The Australian and New Zealand dollars were unable to keep hard-won gains on Wednesday as global deflation and growth concerns resurfaced, while investors braced for a batch of data out of China. The Australian dollar eased back to $0.8689, from a peak of $0.8812 touched in a choppy session on Tuesday. Much of the weakness came from broad strength in the US dollar following disappointing data in Europe.
The Aussie has tumbled seven cents since early September, largely on the view that the US Federal Reserve is likely to raise interest rates well before most major central banks. It could retest a four-year trough of $0.8642 set early this month if a raft of data from China, Australia's top export market, were to disappoint later in the session.
"If we see $0.8660 mark broken on a 'daily close' basis, it could open several cents to the downside before buying interest is renewed at the July 2010 low near $0.8320," said David de Ferranti, market analyst at FXCM in Sydney. A jumbo 2037 Australian government bond issue could provide some support with talk of the order book in excess of A$10 billion. Dealers reported strong demand from international buyers, particularly Europe and Asia.
A jump in US Treasury bonds supported Australian government bond futures, with the three-year bond contract up 1 tick at 97.440. The 10-year contract added 3.5 ticks to 96.700, having matched its highest in over a year in a bullish flattening of the curve. Ten-year Australian government cash yields edged up to 3.28 percent, having plumbed their lowest in 16 months at 3.24 percent on Tuesday.
The New Zealand dollar slipped to $0.7819, from a peak of $0.7917 touched in the previous session. After a 12 percent sell-off in the kiwi to a 14-month low of $0.7708 hit late last month, weakness in the high-yielding currency versus the US dollar has slowed as investors turn their focus to selling it against the "safe-haven" yen as risk aversion rises.
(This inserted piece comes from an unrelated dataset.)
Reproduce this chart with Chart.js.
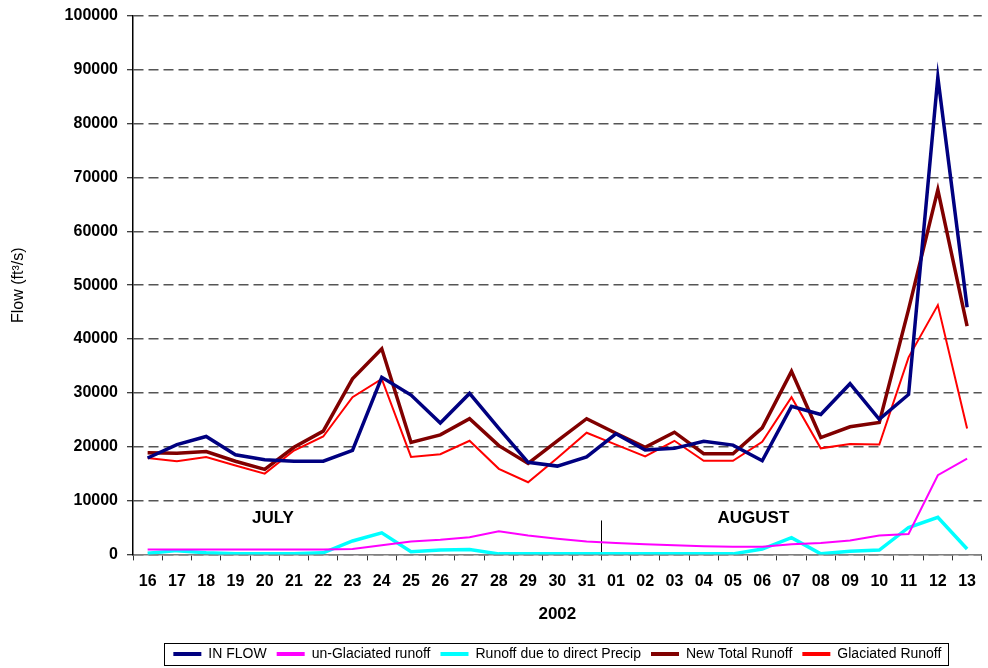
<!DOCTYPE html>
<html>
<head>
<meta charset="utf-8">
<script src="https://cdn.jsdelivr.net/npm/chart.js@4/dist/chart.umd.min.js"></script>
<style>
  html, body { margin: 0; padding: 0; background: #fff; }
  #wrap { width: 988px; height: 668px; position: relative; }
</style>
</head>
<body>
<div id="wrap"><canvas id="c" width="988" height="668"></canvas></div>
<script>
// ---- Data ----
const days = ['16','17','18','19','20','21','22','23','24','25','26','27','28','29','30','31',
              '01','02','03','04','05','06','07','08','09','10','11','12','13'];
const inFlow = [17900,20400,21900,18500,17600,17300,17300,19300,32900,29600,24400,29900,23400,17100,16400,18100,
                22400,19400,19700,21000,20300,17400,27500,26000,31700,25100,29700,88600,45900];
const unGlaciated = [900,900,900,900,900,900,900,1000,1700,2400,2700,3200,4300,3500,2900,2400,
                     2100,1900,1700,1500,1400,1400,1900,2100,2600,3500,3800,14700,17800];
const directPrecip = [200,700,300,100,100,100,300,2500,4000,500,800,900,100,100,100,100,
                      100,100,100,100,100,1000,3100,100,600,800,5000,6900,1000];
const newTotal = [18900,18800,19100,17300,15800,19900,22900,32600,38200,20800,22200,25200,20200,16900,21100,25200,
                  22500,19900,22700,18700,18700,23500,34000,21700,23700,24500,45500,67700,42400];
const glaciated = [17900,17300,18100,16500,15000,19300,21900,29200,32600,18100,18600,21100,15900,13400,17900,22600,
                   20400,18200,21100,17400,17400,20900,29200,19700,20500,20400,36600,46300,23400];
const seriesNames = ['IN FLOW','un-Glaciated runoff','Runoff due to direct Precip','New Total Runoff','Glaciated Runoff'];
const yTicks = [0,10000,20000,30000,40000,50000,60000,70000,80000,90000,100000];
const monthLabels = ['JULY','AUGUST'];
const yearLabel = '2002';

const FONT = "'Liberation Sans', Arial, Helvetica, sans-serif";

function ds(label, data, color, width) {
  return { label, data, borderColor: color, backgroundColor: color, borderWidth: width,
           pointRadius: 0, pointHoverRadius: 0, tension: 0, fill: false };
}

const annotations = {
  id: 'annotations',
  beforeDatasetsDraw(chart) {
    const {ctx, scales: {x, y}} = chart;
    ctx.save();
    // month divider between 31 and 01
    const xd = (x.getPixelForValue(15) + x.getPixelForValue(16)) / 2;
    ctx.strokeStyle = '#000';
    ctx.lineWidth = 1;
    ctx.beginPath();
    ctx.moveTo(Math.round(xd) + 0.5, y.getPixelForValue(6300));
    ctx.lineTo(Math.round(xd) + 0.5, y.getPixelForValue(0));
    ctx.stroke();
    // month labels
    ctx.fillStyle = '#000';
    ctx.font = 'bold 17px ' + FONT;
    ctx.textAlign = 'center';
    ctx.textBaseline = 'middle';
    ctx.fillText(monthLabels[0], x.getPixelForValue(4.28), y.getPixelForValue(6700));
    ctx.fillText(monthLabels[1], x.getPixelForValue(20.7), y.getPixelForValue(6700));
    ctx.restore();
  }
};

const legendBox = {
  id: 'legendBox',
  afterLayout(chart) {
    if (chart.legend) { chart.legend.top += 3; chart.legend.bottom += 3; }
  },
  afterDraw(chart) {
    const lg = chart.legend;
    if (!lg || !lg.legendHitBoxes || !lg.legendHitBoxes.length) return;
    const hb = lg.legendHitBoxes;
    let l = Infinity, r = -Infinity, t = Infinity, b = -Infinity;
    hb.forEach(h => { l = Math.min(l, h.left); r = Math.max(r, h.left + h.width);
                      t = Math.min(t, h.top); b = Math.max(b, h.top + h.height); });
    const ctx = chart.ctx;
    ctx.save();
    ctx.strokeStyle = '#000';
    ctx.lineWidth = 1;
    ctx.strokeRect(Math.round(l - 9) + 0.5, Math.round(t - 4) + 0.5, Math.round(r - l + 16), Math.round(b - t + 8));
    ctx.restore();
  }
};

new Chart(document.getElementById('c'), {
  type: 'line',
  data: {
    labels: days,
    datasets: [
      ds(seriesNames[0], inFlow, '#000080', 3.5),
      ds(seriesNames[1], unGlaciated, '#FF00FF', 2),
      ds(seriesNames[2], directPrecip, '#00FFFF', 3.5),
      ds(seriesNames[3], newTotal, '#800000', 3.5),
      ds(seriesNames[4], glaciated, '#FF0000', 2)
    ]
  },
  options: {
    responsive: false,
    animation: false,
    devicePixelRatio: 1,
    layout: { padding: { top: 16, right: 0, bottom: 0, left: 0 } },
    plugins: {
      tooltip: { enabled: false },
      legend: {
        position: 'bottom',
        fullSize: false,
        labels: {
          color: '#000',
          font: { family: FONT, size: 14 },
          boxWidth: 28,
          boxHeight: 4,
          padding: 10,
          generateLabels(chart) {
            return chart.data.datasets.map((d, i) => ({
              text: d.label, fillStyle: d.borderColor, strokeStyle: d.borderColor,
              lineWidth: 0, hidden: false, datasetIndex: i, fontColor: '#000'
            }));
          }
        }
      }
    },
    scales: {
      x: {
        type: 'category',
        offset: true,
        grid: { display: true, drawOnChartArea: false, offset: true, drawTicks: true,
                tickLength: 6, tickColor: '#333', tickWidth: 1 },
        border: { display: true, color: '#808080', width: 1.5 },
        ticks: { color: '#000', font: { family: FONT, size: 16, weight: 'bold' },
                 autoSkip: false, maxRotation: 0, padding: 12 },
        title: { display: true, text: yearLabel, color: '#000',
                 font: { family: FONT, size: 17, weight: 'bold' },
                 padding: { top: 1, bottom: 9 } }
      },
      y: {
        min: 0, max: 100000,
        afterFit(scale) { scale.width = 133; scale.paddingTop = 0; scale.paddingBottom = 0; },
        afterBuildTicks(scale) { scale.ticks = yTicks.map(v => ({ value: v })); },
        grid: { color: '#555', lineWidth: 1.5, drawTicks: true, tickLength: 6,
                tickColor: '#000', tickWidth: 1, tickBorderDash: [] },
        border: { display: true, color: '#000', width: 1.5, dash: [10, 5] },
        ticks: { color: '#000', font: { family: FONT, size: 16, weight: 'bold' },
                 padding: 9, callback: v => String(v) },
        title: { display: true, text: 'Flow (ft³/s)', color: '#000',
                 font: { family: FONT, size: 16 }, padding: { top: 9, bottom: 0 } }
      }
    }
  },
  plugins: [annotations, legendBox]
});
</script>
</body>
</html>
"We're going to be in the $0.7600-$0.800 range for a few months yet, mainly because the US dollar rally is having to pause for breath," BNZ currency strategist Raiko Shareef said. "People will need to be convinced again that the Federal Reserve will raise rates in the middle of next year before they start pushing the US dollar higher." Shareef said the kiwi was vulnerable to near-term losses if global dairy prices continue to fall at an auction later in the day. After falling roughly 50 percent since the start of the year, a slide of 3 percent or more at the auction may trigger selling towards $0.7700.
Many in the market expect the kiwi may fall towards $0.7500 in the coming months on rising market volatility, weak global dairy prices and the possibility that New Zealand interest rates may remain on hold beyond early 2015. New Zealand government bonds extended gains, pushing the yield on benchmark 10-year bonds to around 4.01 percent, its lowest since mid-2013.